Juice Pasteurising

Due to several requests on the Cider Workshop group, here is Andrew Lea's advice on pasteurising apple juice:

What you need

  • Glass bottles with good caps. Crown cap bottles are very good or alternatively you can use the screw thread bottles with 28 mm plastic caps which have been discussed here before. You can re-use the bottles many times but you need new caps each time, since you need to make a perfect seal.
  • A big tall saucepan ('water bath') which the bottles can sit in and which you can fill with water to come most of the way (at least two-thirds) up the outside of the bottles. A false bottom or trivet (or even a folded tea cloth) is useful underneath the bottles to stop them bumping. The water bath needs to be able to sit safely on a stove top or burner. (You can also buy specialist electric pasteurisers which hold a dozen or so bottles).
  • A digital kitchen thermometer with a probe to reach into the bottles.
  • A good pair of thick rubber gloves, ideally with roughened palms.
  • Some powdered ascorbic acid (vitamin C). This stops the juice browning and helps to preserve flavour and the opalescent cloud. It also won't do you any harm!

Procedure

Juice pasteurisationFruit should be clean and well washed and free from any dirt, mould or decay. It can be small or misshapen, maybe slightly scabby or cracked, but it must in all respects be fit for eating.  Making juice is not a way of using up inedible fruit.

Press out your apple juice. Strain it coarsely if you want, and add 500 parts per million of ascorbic acid. That is 500 milligrams per litre or 5 grams per 10 litres (i.e. one level teaspoon per 2 gallons, old money). The maximum amount isn't critical - you can easily add double with no adverse effect.  Don't add much less, though, or it will actually make the juice browner (no kidding)!! Stir well to dissolve, and then process as soon as you can (because the juice enzymes are quietly destroying all that added ascorbic acid while you wait!)

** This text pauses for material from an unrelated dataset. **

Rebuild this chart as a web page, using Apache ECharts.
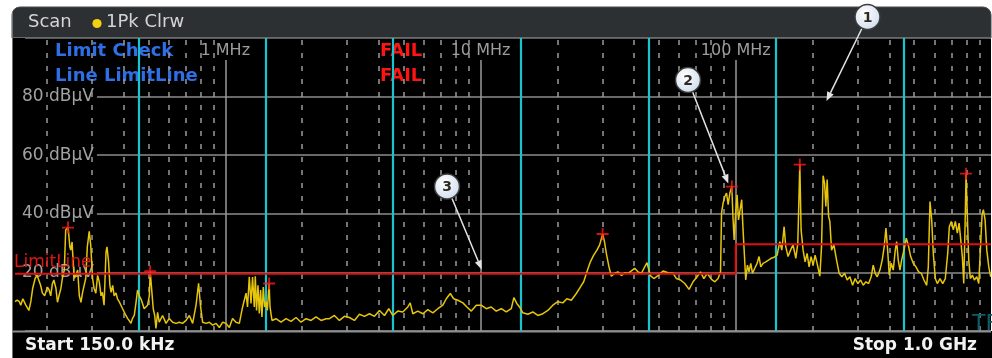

Fill the bottles (uncapped) with the treated juice, to within about two inches of the top. Place them in the water bath on a stove top (you may find a camping stove or burner is more convenient than the kitchen cooker) and pop the thermometer into one of the bottles. Heat rapidly to bring the temperature of the bottle *contents* (not just the water bath) up to 75 degrees C, bring them out of the bath with the rubber gloves and then cap them tightly and promptly before they cool. Lie the bottles on their sides while cooling, so the hot juice can sterilise the inside of the cap and the bottle neck. This also creates a partial vacuum during cooling which should draw the cap ever tighter onto the seal (like Kilner bottling). All the yeasts inside the bottle are killed by the heat, and if the seal is good then no more can get in. If you are familiar with Kilner jars etc you can of course use them instead.

The beauty of this method is that you do all the work up front and merely have to open a bottle whenever you need it over the next year or two. The alternative is to freeze the juice but it tends to sediment and you need to plan ahead to drink it - also you need a good bit of freezer space. This pasteurisation technique with the added Vitamin C makes juices like the ones you can buy in top-end shops for anything up to £4 a bottle.